Once we had familiarized ourselves with the domain by completing our data-exploration and tackling different subproblems, our team felt ready to tackle the main problem. While the data-exploration was not extremely useful outside of providing information about the structural limitations of any model that we might construct, the knowledge garnered from the construction of models to handle different sub-problems proved very useful. In fact, the construction of our final model was actually just a natural extension of one of the sub-problems that we had spent time optimizing earlier in the semester.

In addition to actually constructing the model and training it, we also spent time creating reproducible code-bits so that as new training data becomes available in the future, it can be used to re-train the model. This will be necessary, as the training data-set that we used to achieve a high degree of accuracy today, may not necessarily be representative of the data that might exist tomorrow. This is another instance of the “practice questions and test questions” problem that is mentioned above in the Data Exploration section.

The Impact

The final version of the auto-encoder was a model that attempted to classify data-points into one of 257 industry codes depending on information including the employer name, and a qualitative description of the industry. Moreover, the model outputted the estimated confidence in its prediction in the form of a probability. We also delivered a wrapper code-base, that allowed the model to only make a prediction if it was sufficiently certain that the probability was correct. The exact probability of “sufficiently certain”, was configurable to allow for higher or lower model confidence.

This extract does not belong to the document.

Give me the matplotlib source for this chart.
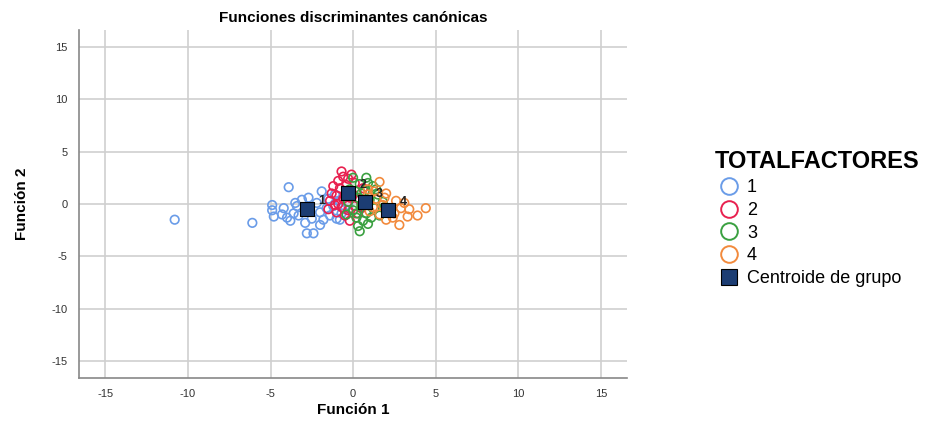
import matplotlib
matplotlib.use('Agg')
import matplotlib.pyplot as plt
from matplotlib.lines import Line2D

plt.rcParams['font.family'] = ['Liberation Sans', 'DejaVu Sans']
plt.rcParams['axes.unicode_minus'] = False

# puntuaciones discriminantes por grupo (Función 1, Función 2)
g1_x = [-10.8, -6.1, -3.9, -4.9, -4.9, -4.8, -4.2, -4.0, -3.8, -3.6, -3.4, -3.3, -3.1, -2.9, -2.8, -2.4,
        -2.5, -2.2, -2.0, -1.9, -1.8, -1.6, -1.5, -1.4, -1.2, -1.0, -0.9, -0.7, -0.5, -0.3, -1.1, -2.7,
        -3.5, -2.0, -4.3, -0.8]
g1_y = [-1.5, -1.8, 1.6, -0.1, -0.6, -1.2, -0.4, -1.3, -1.6, -0.9, -0.2, -1.1, 0.4, -1.8, -2.8, -2.8,
        -1.4, 0.1, -0.8, 1.2, -1.5, -0.4, 0.5, -1.1, -0.2, -1.4, 0.3, -0.9, -0.5, -0.1, 0.9, 0.6,
        0.1, -2.0, -1.0, -1.5]
g2_x = [-0.7, -0.6, -0.9, -0.3, -1.2, -0.8, -0.4, 0.1, -1.3, -1.0, -0.6, -0.2, 0.2, 0.4, -1.4, -1.1,
        -0.7, -0.3, 0.1, -1.0, -0.5, -0.2, 0.3, -1.5, 0.6, -0.9, 0.0, -0.4, 0.5, -0.1]
g2_y = [3.1, 2.6, 2.2, 2.4, 1.7, 1.5, 1.8, 2.0, 1.0, 0.8, 0.5, 0.6, 1.2, 0.4, 0.3, -0.1,
        -0.3, -0.6, -0.2, -0.8, -1.1, -1.6, -0.9, -0.5, 1.5, 0.0, 0.9, 1.2, -0.4, 2.8]
g3_x = [0.0, 0.8, 0.4, 1.2, -0.2, 0.7, 1.5, 0.3, 1.0, 1.8, 0.5, 1.3, 0.0, 0.8, 1.6, 0.2,
        0.6, 1.1, 0.3, 0.4, -0.4, 1.9, 0.9, -0.3, 0.5, 1.4, 0.2, 0.9]
g3_y = [2.5, 2.5, 1.9, 1.7, 1.4, 1.2, 0.9, 0.6, 0.4, 0.2, -0.1, -0.4, -0.6, -0.9, -1.1, -1.3,
        -1.6, -1.3, -2.1, -2.6, -1.0, -0.3, 2.0, 0.2, 1.0, 1.4, -0.9, -1.9]
g4_x = [1.6, 0.9, 2.0, 1.4, 2.6, 1.8, 2.2, 2.9, 3.4, 4.4, 3.9, 2.8, 1.6, 2.4, 1.2, 3.1,
        0.9, 2.0, 1.3, 2.5, 1.9, 3.3, 1.0]
g4_y = [2.1, 1.4, 1.0, 0.5, 0.3, -0.1, -0.6, -0.4, -0.5, -0.4, -1.1, -2.0, -1.0, -1.3, -0.3, 0.1,
        0.9, -1.5, 1.2, -0.9, 0.6, -1.2, -0.7]

groups = ['1', '2', '3', '4']
colors = ['#6a9ce8', '#e8204f', '#3aa040', '#f28a3c']

cent_x = [-2.8, -0.3, 0.7, 2.1]
cent_y = [-0.5, 1.05, 0.2, -0.6]

ticks = [-15, -10, -5, 0, 5, 10, 15]

fig = plt.figure(figsize=(9.28, 4.21), dpi=100)
ax = fig.add_axes([0.085, 0.102, 0.591, 0.827])

xs = [g1_x, g2_x, g3_x, g4_x]
ys = [g1_y, g2_y, g3_y, g4_y]
for gx, gy, c in zip(xs, ys, colors):
    ax.scatter(gx, gy, s=38, facecolors='none', edgecolors=c, linewidths=1.2, zorder=3)

ax.scatter(cent_x, cent_y, marker='s', s=110, c='#1c3d73', edgecolors='black', linewidths=0.8, zorder=5)
for cx, cy, g in zip(cent_x, cent_y, groups):
    ax.text(cx + 0.7, cy + 0.5, g, fontsize=9, fontweight='bold', color='#222222', zorder=6)

ax.set_xlim(-16.6, 16.6)
ax.set_ylim(-16.6, 16.6)
ax.set_xticks(ticks)
ax.set_yticks(ticks)
ax.tick_params(length=0, labelsize=8, colors='#333333', pad=8)
ax.grid(True, color='#cfcfcf', linewidth=1.2)
ax.set_axisbelow(True)
for s in ['top', 'right']:
    ax.spines[s].set_visible(False)
for s in ['left', 'bottom']:
    ax.spines[s].set_color('#888888')
    ax.spines[s].set_linewidth(1.2)

ax.set_title('Funciones discriminantes canónicas', fontsize=11, fontweight='bold', pad=6)
ax.set_xlabel('Función 1', fontsize=11, fontweight='bold', labelpad=3)
ax.set_ylabel('Función 2', fontsize=11, fontweight='bold', labelpad=16)

handles = [Line2D([], [], linestyle='none', marker='o', markersize=12, markerfacecolor='none',
                  markeredgecolor=c, markeredgewidth=1.4) for c in colors]
handles.append(Line2D([], [], linestyle='none', marker='s', markersize=11, markerfacecolor='#1c3d73',
                      markeredgecolor='black', markeredgewidth=0.8))
leg = fig.legend(handles, groups + ['Centroide de grupo'], loc='upper left',
                 bbox_to_anchor=(0.762, 0.66), frameon=False, fontsize=13,
                 title='TOTALFACTORES', title_fontproperties={'size': 17, 'weight': 'bold'},
                 handletextpad=0.2, labelspacing=0.32, handlelength=1.6, borderaxespad=0)
leg._legend_box.align = 'left'

fig.savefig('out.png', dpi=100)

Our original goal when heading into the project was to reduce the number of rows that had to be manually labeled by 20–30%. When attempting to label every single row into one of 257 classes, we achieved close to 60% accuracy. While this number is impressive, it is unlikely that the NIOSH team will use the model in a similar way, as a high degree of precision (that the items that we do label are correctly labeled) is more important than a high accuracy (we label a large number of items correctly despite some items being incorrectly labeled). We expect that by manipulating the variable of “sufficient certainty” according to their needs, the NIOSH team will be able to significantly reduce the number of items that have to be manipulated. Moreover, since our processes for generating the model are well documented, we expect that they will be able to build upon our work where necessary.